How Much is Fare Scraping Costing the Travel Industry?
Published: 27/10/2021

How Much is Fare Scraping Costing the Travel Industry?

  • Yasmin Duggal, Cybersecurity Content Specialist, Netacea

5 minutes read

Scraper bots make up the worst of bad bot traffic for the travel industry, with sites witnessing over 90% of traffic attributed to fare scraping. Whilst this activity can be benign or even used for positive means, if uncontrolled it can impact top line revenue, bottom line profits and customer experience.

Bots and Airline Ticket Sales

The airline industry is one of the most heavily targeted by bot operators. It’s common for automated traffic to account for over half of all activity on airline websites. In some cases, this can peak at over 90%. The bots that typically target airlines are also typically more advanced that those targeting other industries.

This is in part because pricing is so competitive in the airline industry, not just from airlines but also from third-party vendors and price aggregators. Airline tickets are also a valuable commodity, much like luxury goods or concert tickets. This drives up scraper bot activity, where bots continually send requests to airline websites to collect up-to-the-minute pricing and availability information.
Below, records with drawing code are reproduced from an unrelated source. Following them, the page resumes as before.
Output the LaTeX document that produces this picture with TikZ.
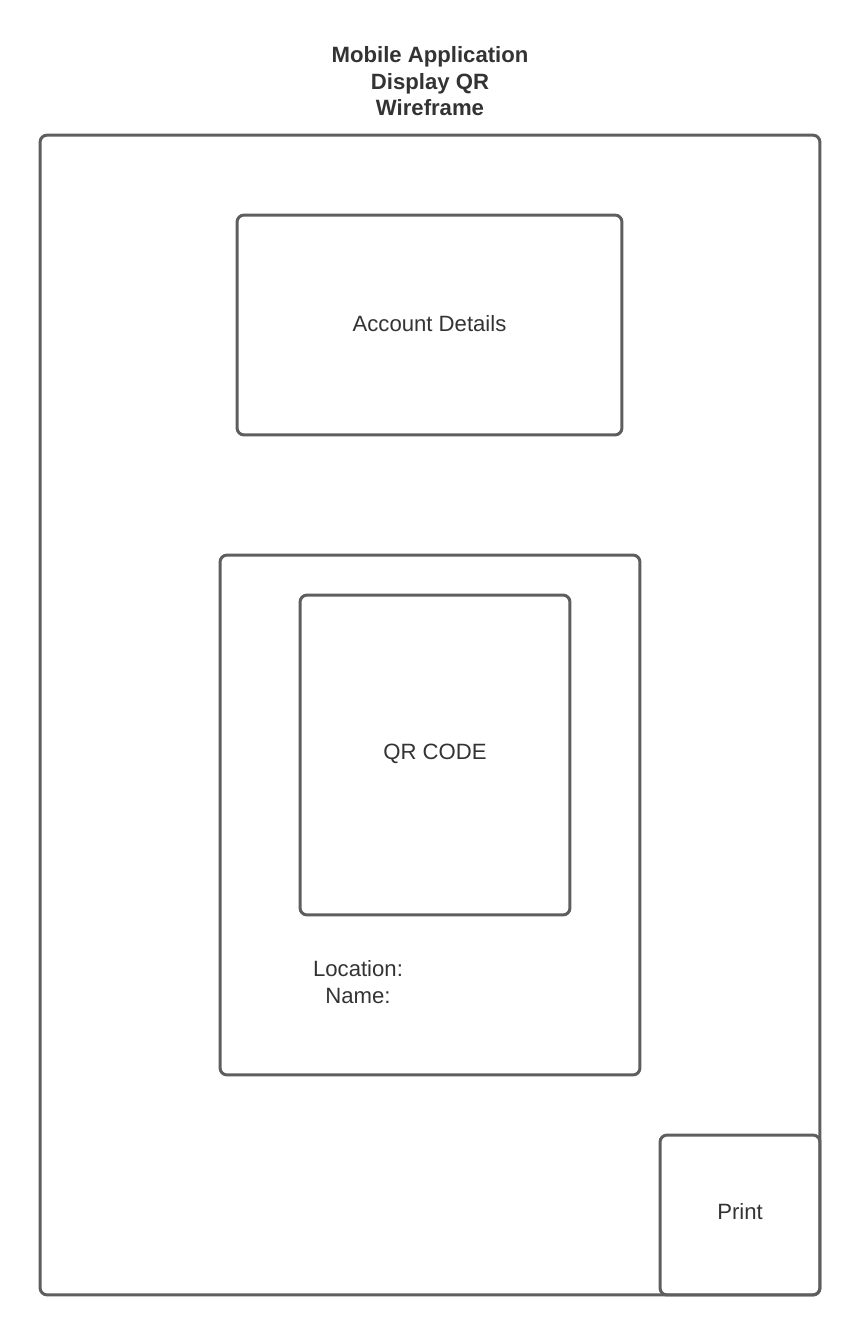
\documentclass[tikz,border=0pt]{standalone}
\usepackage{fontspec}
\setmainfont{Liberation Sans}
\usepackage{xcolor}
\usetikzlibrary{positioning}
\definecolor{wireline}{HTML}{5E5E5E}
\definecolor{wiretext}{HTML}{333333}

\begin{document}
\begin{tikzpicture}[
        x=0.02cm, y=-0.02cm,
        frame/.style={
          draw=wireline,
          line width=1.7pt,
          rounded corners=4pt,
          outer sep=0pt,
          inner sep=0pt,
          align=center,
          text=wiretext,
          font=\fontsize{12.6}{15.3}\selectfont
        },
        label text/.style={
          align=center,
          text=wiretext,
          font=\fontsize{12.6}{15.3}\selectfont
        }
      ]

      \useasboundingbox (0,0) rectangle (860,1335);

      \node[label text, font=\fontsize{12.6}{15.1}\selectfont\bfseries] (title) at (430,81.5)
        {Mobile Application\\Display QR\\Wireframe};

      \node[frame, minimum width=15.6cm, minimum height=23.2cm] (phone) at (430,715) {};
      \node[frame, minimum width=7.7cm, minimum height=4.4cm] (account) at (429.5,325) {};
      \node[label text] (acctext) at (429.5,324) {Account Details};
      \node[frame, minimum width=8.4cm, minimum height=10.4cm] (card) at (430,815) {};
      \node[frame, minimum width=5.4cm, minimum height=6.4cm] (qr) at (435,755) {};
      \node[label text] (qrtext) at (435,754) {QR CODE};
      \node[label text] (info) at (358,982) {Location:\\Name:};
      \node[frame, minimum width=3.2cm, minimum height=3.2cm] (print) at (740,1215) {};
      \node[label text] (printtext) at (740,1212) {Print};

      \end{tikzpicture}
\end{document}
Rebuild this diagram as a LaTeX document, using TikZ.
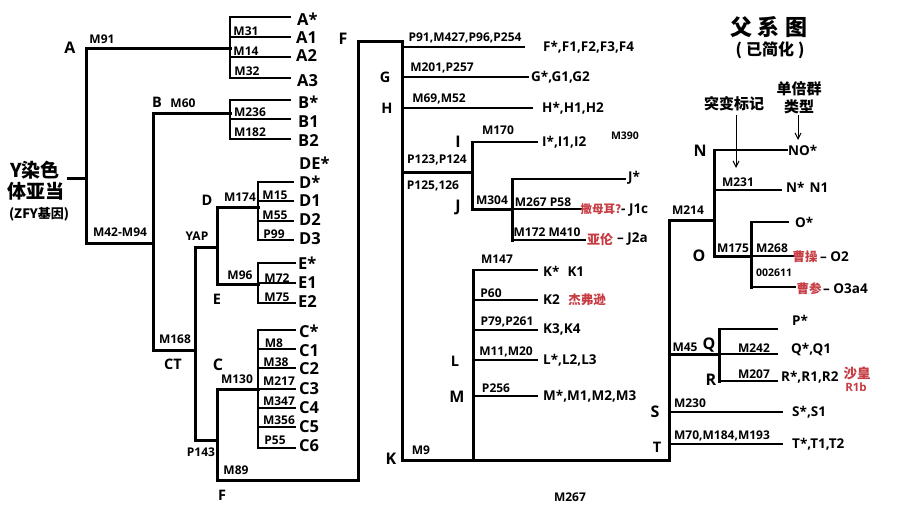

Sometimes this is done to undercut a competitor, however scraping is not always malicious in intent and could be part of a commercial partnership with resellers. Whatever the intention of the scraper bot operator, this activity adds expensive overheads to infrastructure.

Another business logic attack commonly launched against airlines is denial of inventory using spinner bots. Spinning is the act of adding items to an online basket, thus removing it from being available to other customers. When this is done at high volume using bot automation, all the available stock appears to be depleted, disrupting sales and moving customers away to competitors. The spinner bot will then empty its basket without completing the purchase.

For example, on an airline’s or third-party online travel agent’s website, bad actors use bots to reserve seats on flights. The bot reserves the seats for up to 20 minutes, during which time genuine customers perceive there to be no availability left on the flight, and the perpetrator attempts to sell the seats on for a profit. And repeat.

This is done by bad actors for several reasons, including:

  • Generating high and fast profit off the back of a fairly low risk opportunity
  • Defeating the competition by sending customers to a rival website
  • Disrupting availability by making an application unusable as part of an application-layer denial of service attack

What is the look-to-book ratio?

The look-to-book ratio is the number of requests made per booking on an online travel site.

Requests can be made by humans or bots, and the lower the look-to-book ratio, the better. A low look-to-book ratio means conversions are high from genuine customers browsing the website. However, scraper activity can cause look-to-book ratios to exceed several thousand. A high look-to-book ratio inflates the number of requests versus the number of conversions.

When scraper bots pull information from a website, they create excess web requests which, in turn, negatively impacts your look-to-book ratio. Increased competition driven from the pandemic, and the popularity of dynamic pricing, means this is fast becoming a top threat for the travel industry.

How does fare scraping work on travel booking websites?

In travel, web scraper bots are mainly used to collect fare and availability information by rival companies and aggregator sites, used for price comparison

But also targeting travel booking sites are scraper bots, used to discover and publicize the availability of products and services such as flights, hotels or car rentals.

Attackers advertise the scraped information at lower price points on a secondary site, motivated by the financial reward of charging commission, stealing personal data, or generating advertising revenue.

Scraping is also often used to gather the data needed for more sophisticated or damaging attacks such as ticket spinning or denial of inventory. Preventing malicious scraper bots can cut out these further attacks early as the attackers do not have the data they need to progress.

What damage is inflated look-to-book ratios causing to travel companies?

‘The cost for an airline of having excess transactions – of having pricing systems being queried – can be very substantial, and also uncontrollable.’

– Ann Cederhall, Travel Technology Specialist at LeapShift

Excess traffic caused by aggressive scraping and high look-to-book ratios negatively impact airlines and travel companies both on their bottom line and on their technical performance.

Business costs

  • Additional costs (up to millions per year) to third-party services like Metasearch engines and GDS booking fees, which charge based on traffic volumes
  • Extra costs for SIEM and anti-fraud solutions, again which charge based on traffic volumes
  • Loss of pricing visibility leading to competitive pricing disadvantage
  • Misleading analytics from inaccurate number of website viewers interested in a certain product
  • Loss of ancillary revenues (or “add-ons”) e.g., hotels, travel insurance and car hire

Technical costs

  • Excessive infrastructure costs (up to 50%) used to serve bots
  • IT teams stretched to deal with bots away from daily tasks
  • Slowed website performance leading to negative user experience
  • Costly downtime in extreme cases

How to prevent scraping, excess transactions and high look-to-book ratios

The travel industry is one of the most severely affected by bad bots and has been since the advent of online travel. As bots grow in sophistication and volume, it is crucial for travel websites to accurately detect and bad bots without affecting good bots necessary for the steady running of your website, and genuine users’ experience.